▶ _WHAT THIS TASK INVOLVES_
Starting at the first line of the data, please print exactly those lines through the one that holds "return tuple(rgb + (1 - rgb) * f)", omitting every picture.

▶ _AVAILABLE DATA_
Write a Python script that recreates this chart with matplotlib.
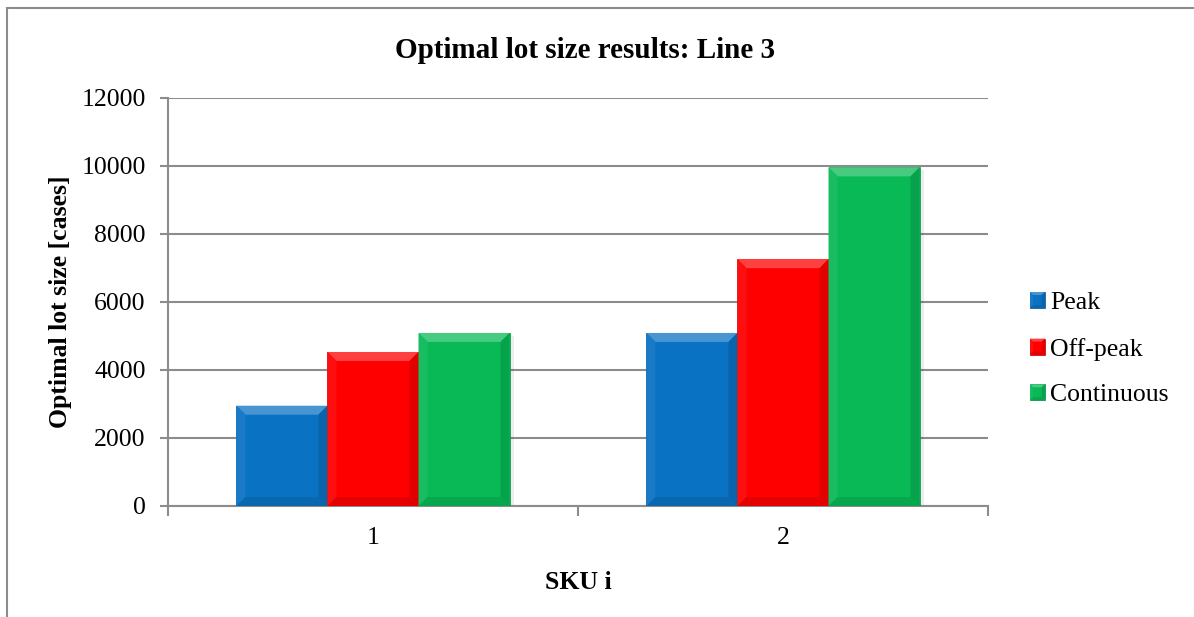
import matplotlib
matplotlib.use("Agg")
import matplotlib.pyplot as plt
from matplotlib.patches import Polygon, Rectangle
from matplotlib.legend_handler import HandlerBase
import numpy as np

plt.rcParams["font.family"] = ["Liberation Serif", "DejaVu Serif"]

categories = ["1", "2"]
series_names = ["Peak", "Off-peak", "Continuous"]
peak = [2950, 5090]
off_peak = [4530, 7260]
continuous = [5090, 9960]
series_values = [peak, off_peak, continuous]
colors = ["#0A72C3", "#FE0000", "#08B956"]
yticks = [0, 2000, 4000, 6000, 8000, 10000, 12000]

FS = 18.5
W, H = 1194, 617
fig = plt.figure(figsize=(W / 100, H / 100), dpi=100)
ax = fig.add_axes([168 / W, 1 - 506 / H, (988 - 168) / W, (506 - 98) / H])

# outer chart frame
fig.patches.append(Rectangle((7 / W, -0.05), 1.2, 1 - 8 / H + 0.05,
                             transform=fig.transFigure, fill=False,
                             edgecolor="#8C8C8C", linewidth=1.5))

x = np.arange(len(categories))
bw = 0.222
ax.set_xlim(-0.5, len(categories) - 0.5)
ax.set_ylim(0, 12000)

px_x = (988 - 168) / len(categories)  # pixels per category unit
px_y = (506 - 98) / 12000.0           # pixels per value unit
bev = 9.0
bx = bev / px_x
by = bev / px_y


def lighten(c, f):
    rgb = np.array(matplotlib.colors.to_rgb(c))
    return tuple(rgb + (1 - rgb) * f)


def darken(c, f):
    rgb = np.array(matplotlib.colors.to_rgb(c))
    return tuple(rgb * (1 - f))


def bevel_polys(x0, x1, y0, y1, dx, dy, col):
    """Faces of a bevelled rectangle: top, left, right, bottom."""
    return [
        ([(x0, y1), (x1, y1), (x1 - dx, y1 - dy), (x0 + dx, y1 - dy)], lighten(col, 0.25)),
        ([(x0, y1), (x0 + dx, y1 - dy), (x0 + dx, y0 + dy), (x0, y0)], lighten(col, 0.06)),
        ([(x1, y1), (x1 - dx, y1 - dy), (x1 - dx, y0 + dy), (x1, y0)], darken(col, 0.12)),
        ([(x0, y0), (x0 + dx, y0 + dy), (x1 - dx, y0 + dy), (x1, y0)], darken(col, 0.10)),
    ]


for i, (name, vals, col) in enumerate(zip(series_names, series_values, colors)):
    offs = (i - 1) * bw
    bars = ax.bar(x + offs, vals, width=bw, color=col, edgecolor=darken(col, 0.2),
                  linewidth=0.5, label=name, zorder=3)
    for b in bars:
        x0 = b.get_x()
        x1 = x0 + b.get_width()
        h = b.get_height()
        # soft shadow
        ax.add_patch(Rectangle((x0 + 0.5 * bx, -by * 0.3), b.get_width(), h,
                               facecolor="#000000", alpha=0.07, linewidth=0, zorder=2))
        for pts, fc in bevel_polys(x0, x1, 0, h, bx, by, col):
            ax.add_patch(Polygon(pts, closed=True, facecolor=fc, linewidth=0, zorder=4))


class BevelHandler(HandlerBase):
    def create_artists(self, legend, orig_handle, xdescent, ydescent, width, height,
                       fontsize, trans):
        col = orig_handle.get_facecolor()
        x0, y0 = -xdescent, -ydescent
        x1, y1 = x0 + width, y0 + height
        d = width * 0.2
        arts = [Rectangle((x0, y0), width, height, facecolor=col,
                          edgecolor=darken(col[:3], 0.3), linewidth=0.5, transform=trans)]
        for pts, fc in bevel_polys(x0, x1, y0, y1, d, d, col[:3]):
            arts.append(Polygon(pts, closed=True, facecolor=fc, linewidth=0, transform=trans))
        return arts


ax.set_yticks(yticks)
ax.set_yticklabels([str(v) for v in yticks])
ax.set_xticks(x)
ax.set_xticklabels(categories)
ax.set_xticks(np.arange(-0.5, len(categories)), minor=True)

grid_col = "#8C8C8C"
ax.yaxis.grid(True, color=grid_col, linewidth=1.5, zorder=0)
ax.set_axisbelow(True)
for s in ["top", "right"]:
    ax.spines[s].set_visible(False)
for s in ["left", "bottom"]:
    ax.spines[s].set_color(grid_col)
    ax.spines[s].set_linewidth(1.5)

ax.tick_params(axis="y", length=6, width=1.5, color=grid_col, labelsize=FS, pad=10)
ax.tick_params(axis="x", which="major", length=0, labelsize=FS, pad=15)
ax.tick_params(axis="x", which="minor", length=7, width=1.5, color=grid_col)

ax.set_ylabel("Optimal lot size [cases]", fontsize=FS, fontweight="bold", labelpad=7)
ax.set_xlabel("SKU i", fontsize=FS, fontweight="bold", labelpad=16)
fig.text(585 / W, 1 - 51 / H, "Optimal lot size results: Line 3", ha="center",
         va="center", fontsize=21, fontweight="bold")

handles, labels = ax.get_legend_handles_labels()
leg = fig.legend([h.patches[0] for h in handles], labels, loc="upper left",
                 bbox_to_anchor=(1030 / W, 1 - 292 / H),
                 frameon=False, fontsize=FS, handlelength=0.58, handleheight=0.58,
                 handletextpad=0.2, labelspacing=0.92, borderaxespad=0, borderpad=0,
                 handler_map={Rectangle: BevelHandler()})

fig.savefig("out.png", dpi=100)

▶ _WRITTEN RESPONSE_
Write a Python script that recreates this chart with matplotlib.
import matplotlib
matplotlib.use("Agg")
import matplotlib.pyplot as plt
from matplotlib.patches import Polygon, Rectangle
from matplotlib.legend_handler import HandlerBase
import numpy as np

plt.rcParams["font.family"] = ["Liberation Serif", "DejaVu Serif"]

categories = ["1", "2"]
series_names = ["Peak", "Off-peak", "Continuous"]
peak = [2950, 5090]
off_peak = [4530, 7260]
continuous = [5090, 9960]
series_values = [peak, off_peak, continuous]
colors = ["#0A72C3", "#FE0000", "#08B956"]
yticks = [0, 2000, 4000, 6000, 8000, 10000, 12000]

FS = 18.5
W, H = 1194, 617
fig = plt.figure(figsize=(W / 100, H / 100), dpi=100)
ax = fig.add_axes([168 / W, 1 - 506 / H, (988 - 168) / W, (506 - 98) / H])

# outer chart frame
fig.patches.append(Rectangle((7 / W, -0.05), 1.2, 1 - 8 / H + 0.05,
                             transform=fig.transFigure, fill=False,
                             edgecolor="#8C8C8C", linewidth=1.5))

x = np.arange(len(categories))
bw = 0.222
ax.set_xlim(-0.5, len(categories) - 0.5)
ax.set_ylim(0, 12000)

px_x = (988 - 168) / len(categories)  # pixels per category unit
px_y = (506 - 98) / 12000.0           # pixels per value unit
bev = 9.0
bx = bev / px_x
by = bev / px_y


def lighten(c, f):
    rgb = np.array(matplotlib.colors.to_rgb(c))
    return tuple(rgb + (1 - rgb) * f)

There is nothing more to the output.